A superb feature debut from writer-director Sally El Hosaini, this is a film that looks at brotherly love and idolatry, family units, prejudice, and the difficulty of finding yourself becoming a very different person to the one who was living your life 24/7 for so many years.

Fady Elsayed is Mo, a young man who greatly admires his older brother, Rashid (James Krishna Floyd). Rashid is a core member of a gang, which means he also has a mortal enemy (Demon, played by Leemore Marrett Jr.), and that means that he is much more aware of the dangers around him than Mo, who seems so naïve and vulnerable that you can understand why his older brother is trying to keep him away from the gang life. One major incident changes everything for the brothers, and Mo grows more confused as he sees Rashid distance himself from his old life and start off on a new path that those around him may find much harder to accept.

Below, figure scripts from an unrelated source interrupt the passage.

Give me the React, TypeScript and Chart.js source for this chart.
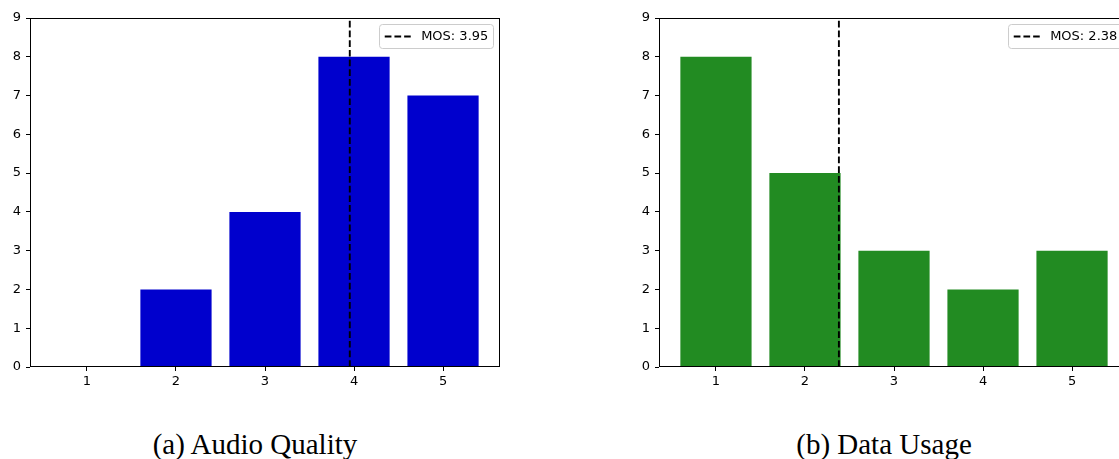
import React, { useEffect, useRef } from 'react';
import { Chart, registerables } from 'chart.js';

Chart.register(...registerables);

// Rating scale (1 = worst, 5 = best) and number of responses per rating
const RATINGS = [1, 2, 3, 4, 5];
const AUDIO_QUALITY_COUNTS = [0, 2, 4, 8, 7];
const DATA_USAGE_COUNTS = [8, 5, 3, 2, 3];
const COUNT_TICKS = [0, 1, 2, 3, 4, 5, 6, 7, 8, 9];

const AUDIO_COLOR = '#0000cd';
const DATA_COLOR = '#228b22';

// x range: bars of width 0.8 centred on 1..5 plus 5% margins
const X_MIN = 0.36;
const X_MAX = 5.64;
const Y_MIN = 0;
const Y_MAX = 9;

const TICK_FONT = { family: '"DejaVu Sans", sans-serif', size: 13 };
const DASH = [6.7, 3];

function meanOpinionScore(counts: number[]): number {
  const total = counts.reduce((a, b) => a + b, 0);
  return counts.reduce((s, c, i) => s + c * RATINGS[i], 0) / total;
}

// Draws the four spines and a boxed legend for the dashed MOS line
const frameAndLegend = {
  id: 'frameAndLegend',
  afterDraw(chart: any) {
    const { ctx, chartArea: a } = chart;
    const label: string = chart.options.plugins.frameAndLegend.label;
    ctx.save();
    ctx.strokeStyle = '#000';
    ctx.lineWidth = 1;
    ctx.setLineDash([]);
    ctx.strokeRect(a.left + 0.5, a.top + 0.5, a.right - a.left - 1, a.bottom - a.top - 1);

    const fs = 13;
    ctx.font = `${fs}px "DejaVu Sans", sans-serif`;
    const textW = ctx.measureText(label).width;
    const pad = 0.4 * fs;
    const handle = 2 * fs;
    const gap = 0.8 * fs;
    const boxW = pad + handle + gap + textW + pad;
    const boxH = 24;
    const bx = a.right - 0.5 * fs - boxW;
    const by = a.top + 0.5 * fs;
    const r = 3;
    ctx.beginPath();
    ctx.moveTo(bx + r, by);
    ctx.arcTo(bx + boxW, by, bx + boxW, by + boxH, r);
    ctx.arcTo(bx + boxW, by + boxH, bx, by + boxH, r);
    ctx.arcTo(bx, by + boxH, bx, by, r);
    ctx.arcTo(bx, by, bx + boxW, by, r);
    ctx.closePath();
    ctx.fillStyle = 'rgba(255,255,255,0.8)';
    ctx.fill();
    ctx.strokeStyle = '#cccccc';
    ctx.lineWidth = 1;
    ctx.stroke();

    const cy = by + boxH / 2;
    ctx.beginPath();
    ctx.setLineDash(DASH);
    ctx.strokeStyle = '#000';
    ctx.lineWidth = 1.9;
    ctx.moveTo(bx + pad, cy);
    ctx.lineTo(bx + pad + handle, cy);
    ctx.stroke();
    ctx.setLineDash([]);

    ctx.fillStyle = '#000';
    ctx.textBaseline = 'middle';
    ctx.textAlign = 'left';
    ctx.fillText(label, bx + pad + handle + gap, cy + 0.5);
    ctx.restore();
  },
};

function RatingPanel({ counts, color, left, caption }: { counts: number[]; color: string; left: number; caption: string }) {
  const ref = useRef<HTMLCanvasElement>(null);

  useEffect(() => {
    const canvas = ref.current;
    if (!canvas) return;
    const mos = meanOpinionScore(counts);
    const chart = new Chart(canvas, {
      type: 'bar',
      data: {
        datasets: [
          {
            type: 'line',
            data: [
              { x: mos, y: Y_MIN },
              { x: mos, y: Y_MAX },
            ],
            borderColor: '#000',
            borderWidth: 1.9,
            borderDash: DASH,
            pointRadius: 0,
            order: 0,
          } as any,
          {
            type: 'bar',
            data: RATINGS.map((r, i) => ({ x: r, y: counts[i] })),
            backgroundColor: color,
            borderWidth: 0,
            barPercentage: 0.8,
            categoryPercentage: 1,
            order: 1,
          } as any,
        ],
      },
      options: {
        responsive: false,
        animation: false,
        devicePixelRatio: 1,
        layout: { padding: { top: 18, right: 20, left: 0, bottom: 0 } },
        plugins: {
          legend: { display: false },
          tooltip: { enabled: false },
          frameAndLegend: { label: `MOS: ${mos.toFixed(2)}` },
        } as any,
        scales: {
          x: {
            type: 'linear',
            min: X_MIN,
            max: X_MAX,
            offset: false,
            afterBuildTicks: (axis: any) => {
              axis.ticks = RATINGS.map((v) => ({ value: v }));
            },
            afterFit: (axis: any) => {
              axis.height = 33;
            },
            grid: { offset: false, drawOnChartArea: false, drawTicks: true, tickLength: 4, color: '#000' },
            border: { display: false },
            ticks: { color: '#000', font: TICK_FONT, padding: 3, maxRotation: 0, autoSkip: false },
          },
          y: {
            type: 'linear',
            min: Y_MIN,
            max: Y_MAX,
            afterBuildTicks: (axis: any) => {
              axis.ticks = COUNT_TICKS.map((v) => ({ value: v }));
            },
            afterFit: (axis: any) => {
              axis.width = 30;
            },
            grid: { offset: false, drawOnChartArea: false, drawTicks: true, tickLength: 4, color: '#000' },
            border: { display: false },
            ticks: { color: '#000', font: TICK_FONT, padding: 5, autoSkip: false },
          },
        },
      } as any,
      plugins: [frameAndLegend],
    });
    return () => chart.destroy();
  }, [counts, color]);

  return (
    <>
      <canvas
        ref={ref}
        width={520}
        height={400}
        style={{ position: 'absolute', left, top: 0, width: 520, height: 400 }}
      />
      <div
        style={{
          position: 'absolute',
          left,
          top: 430,
          width: 510,
          textAlign: 'center',
          fontFamily: '"Liberation Serif", serif',
          fontSize: 29,
          lineHeight: '29px',
          color: '#000',
          whiteSpace: 'nowrap',
        }}
      >
        {caption}
      </div>
    </>
  );
}

export default function App() {
  return (
    <div
      style={{
        position: 'fixed',
        left: 0,
        top: 0,
        width: 1119,
        height: 459,
        overflow: 'hidden',
        background: '#fff',
      }}
    >
      <RatingPanel counts={AUDIO_QUALITY_COUNTS} color={AUDIO_COLOR} left={0} caption="(a) Audio Quality" />
      <RatingPanel counts={DATA_USAGE_COUNTS} color={DATA_COLOR} left={629} caption="(b) Data Usage" />
    </div>
  );
}
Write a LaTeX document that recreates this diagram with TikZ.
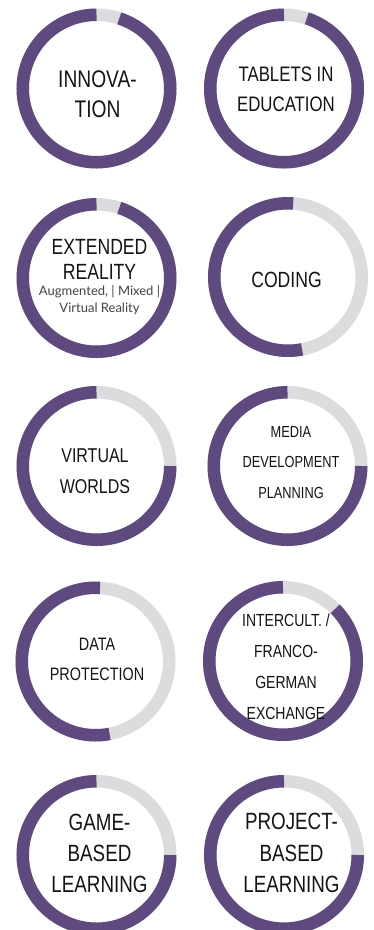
\documentclass[tikz,border=0pt]{standalone}
\usepackage{fontspec}
\newfontfamily\lab[FakeStretch=0.8]{Liberation Sans}
\newfontfamily\sublab{Lato}
\definecolor{ringpurple}{HTML}{5E4A7E}
\definecolor{ringgrey}{HTML}{DCDCDE}
\definecolor{labtext}{HTML}{141414}
\definecolor{subtext}{HTML}{444444}
\tikzset{
  grey ring/.style={draw=ringgrey, line width=12.5pt},
  purple ring/.style={draw=ringpurple, line width=12.5pt},
  label/.style={inner sep=0pt, align=center, text=labtext},
}
\newcommand\myring[3]{%
  \draw[grey ring] (#1) circle[radius=73.75];
  \draw[purple ring] (#1) ++(#2:73.75) arc[start angle=#2, end angle=#3, radius=73.75];
}
\begin{document}
\begin{tikzpicture}[x=1pt,y=1pt]
\useasboundingbox (0,0) rectangle (374,-930);
\clip (0,0) rectangle (374,-930);
\fill[white] (0,0) rectangle (374,-930);
% centers
\coordinate (c1) at (96.5,-88.5);
\coordinate (c2) at (284,-88.5);
\coordinate (c3) at (96.5,-278);
\coordinate (c4) at (288,-277);
\coordinate (c5) at (96.5,-466);
\coordinate (c6) at (287.5,-466);
\coordinate (c7) at (95.5,-661.5);
\coordinate (c8) at (283,-661);
\coordinate (c9) at (96.5,-855);
\coordinate (c10) at (284,-855);
% rings
\myring{c1}{90}{432}
\myring{c2}{90}{432}
\myring{c3}{90}{432}
\myring{c4}{86}{281}
\myring{c5}{90}{360}
\myring{c6}{90}{360}
\myring{c7}{86.5}{281}
\myring{c8}{90}{405}
\myring{c9}{90}{360}
\myring{c10}{90}{360}
% labels
\node[label, font=\lab\fontsize{24}{30}\selectfont] (t1) at (97.5,-94.5) {INNOVA-\\TION};
\node[label, font=\lab\fontsize{21}{30}\selectfont] (t2) at (286,-89.5) {TABLETS IN\\EDUCATION};
\node[label, font=\lab\fontsize{22}{25}\selectfont] (t3) at (99.5,-259) {EXTENDED\\REALITY};
\node[label, text=subtext, font=\sublab\fontsize{13}{17}\selectfont] (t3s) at (99.5,-300.5) {Augmented, | Mixed |\\Virtual Reality};
\node[label, font=\lab\fontsize{22}{25}\selectfont] (t4) at (286.5,-279.5) {CODING};
\node[label, font=\lab\fontsize{20}{31}\selectfont] (t5) at (95,-471.5) {VIRTUAL\\WORLDS};
\node[label, font=\lab\fontsize{16}{30.5}\selectfont] (t6) at (291,-462.5) {MEDIA\\DEVELOPMENT\\PLANNING};
\node[label, font=\lab\fontsize{18}{30}\selectfont] (t7) at (97,-659.5) {DATA\\PROTECTION};
\node[label, font=\lab\fontsize{17.5}{31}\selectfont] (t8) at (286,-666.5) {INTERCULT. /\\FRANCO-\\GERMAN\\EXCHANGE};
\node[label, font=\lab\fontsize{23.5}{31}\selectfont] (t9) at (99.5,-853.5) {GAME-\\BASED\\LEARNING};
\node[label, font=\lab\fontsize{23.5}{31.5}\selectfont] (t10) at (291.5,-853) {PROJECT-\\BASED\\LEARNING};
\end{tikzpicture}
\end{document}
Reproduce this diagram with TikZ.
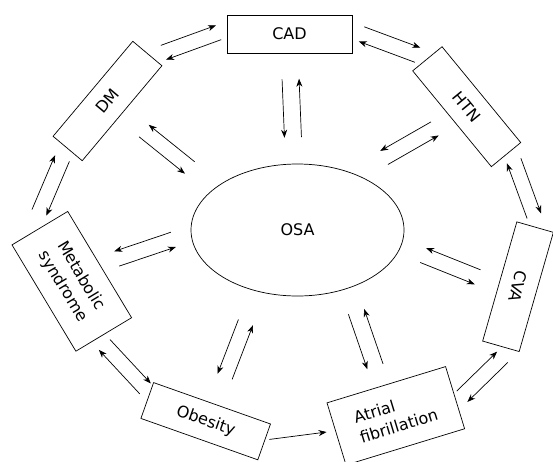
\documentclass[tikz,border=0pt]{standalone}
\usepackage{fontspec}
\setmainfont{DejaVu Sans}
\usetikzlibrary{calc,shapes.geometric,arrows.meta}

\begin{document}
\begin{tikzpicture}[
  x=1pt, y=-1pt,
  box/.style={draw, line width=0.7pt, minimum width=124pt, minimum height=38pt, inner sep=2pt, align=center},
  tallbox/.style={box, minimum height=65pt},
  arr/.style={-{Stealth[length=8pt,width=6pt,inset=2.5pt]}, line width=0.7pt}
]

\fontsize{16}{21}\selectfont

\useasboundingbox (0,0) rectangle (553,461);

% centre
\node[draw, ellipse, line width=0.7pt, minimum width=213pt, minimum height=132pt, inner sep=0pt] (osa) at (297.5,230) {OSA};

% outer boxes
\node[box, minimum width=125pt] (cad) at (289.5,34) {CAD};
\node[box, rotate=50] (dm) at (107.5,101) {DM};
\node[box, rotate=-50.6] (htn) at (466.7,106.7) {HTN};
\node[box, rotate=-106] (cva) at (518,286.7) {CVA};
\node[tallbox, rotate=-59] (met) at (71.8,281.3) {Metabolic\\syndrome};
\node[box, rotate=-19.5] (obe) at (205.7,421.2) {Obesity};
\node[tallbox, rotate=17, align=left] (af) at (395.8,415.8) {Atrial\\fibrillation};

% ring
\foreach \a/\b/\s/\t/\o in {dm.-5/cad.176/12.4pt/8.6pt/7.6pt,
    cad.3/htn.west/9.8pt/10.2pt/7.8pt,
    htn.5/cva.177/10pt/12.5pt/7.4pt,
    cva.9/af.-4/11pt/7.5pt/7.6pt,
    met.-6/obe.173/9pt/6.2pt/7.6pt,
    dm.179/met.190/11.1pt/22.7pt/7.8pt}
{
  \draw[arr] ($(\a)!\s!(\b)!\o!90:(\b)$) -- ($(\b)!\t!(\a)!\o!-90:(\a)$);
  \draw[arr] ($(\b)!\t!(\a)!\o!90:(\a)$) -- ($(\a)!\s!(\b)!\o!-90:(\b)$);
}
\draw[arr, shorten <=4.2pt, shorten >=8.7pt] (obe.2) -- (af.177);

% spokes
\foreach \a/\b/\s/\t/\o in {cad.south/osa.93/25.7pt/26.3pt/8.5pt,
    htn.south/osa.44/19.5pt/33.2pt/7.8pt,
    cva.-78/osa.-9/22.2pt/23.8pt/7.8pt,
    af.98/osa.-49/20.3pt/24.6pt/8.3pt,
    obe.83/osa.-123/29.1pt/33pt/7.8pt,
    met.north/osa.182/17.7pt/18.4pt/7.8pt,
    dm.south/osa.153/27.7pt/32.2pt/7.7pt}
{
  \draw[arr] ($(\a)!\s!(\b)!\o!-90:(\b)$) -- ($(\b)!\t!(\a)!\o!90:(\a)$);
  \draw[arr] ($(\b)!\t!(\a)!\o!-90:(\a)$) -- ($(\a)!\s!(\b)!\o!90:(\b)$);
}

\end{tikzpicture}
\end{document}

Although it starts in a way that recalls so many other British movies from the past couple of decades, My Brother The Devil soon starts to show viewers that it aims to be a very different look at this particular aspect of British culture (and it is worth noting that the young lead characters are also sometimes trying to incorporate and/or process their Egyptian heritage as they figure out how they want to define their lives). El Hosaini has clearly written about something that she can at least partially identify with, being of British Egyptian parentage herself, and having spent the first few years of her life in Cairo, and she gives her film a clear identity, ironic when you think of the main characters being so unsure of how they want to identify. The writing and direction here give no hint of someone working on their first feature, I can only guess that El Hosaini really honed her craft in her first couple of shorts, which I need to remember to check out at some point.

Both Elsayed and Floyd are fantastic in their roles, natural and believable as brothers. Floyd is clearly the more capable of the two, but he spends a lot of the runtime trying to get his bearings as circumstances around him force him into some surprising and profound self-realisations. Anthony Welsh does great work in his small, but pivotal, role, as does Saïd Taghmaoui, and Elarica Johnson deserves to be singled out for making her character, Vanessa, a standout from the few female characters who get some screentime.

A film about love, while having almost every scene pulsating with an undercurrent of violence and danger, My Brother The Devil is powerful stuff that takes viewers from despair to sweet jubilation. It is El Hosaini’s only feature, to date, and I really hope we get something else from her soon.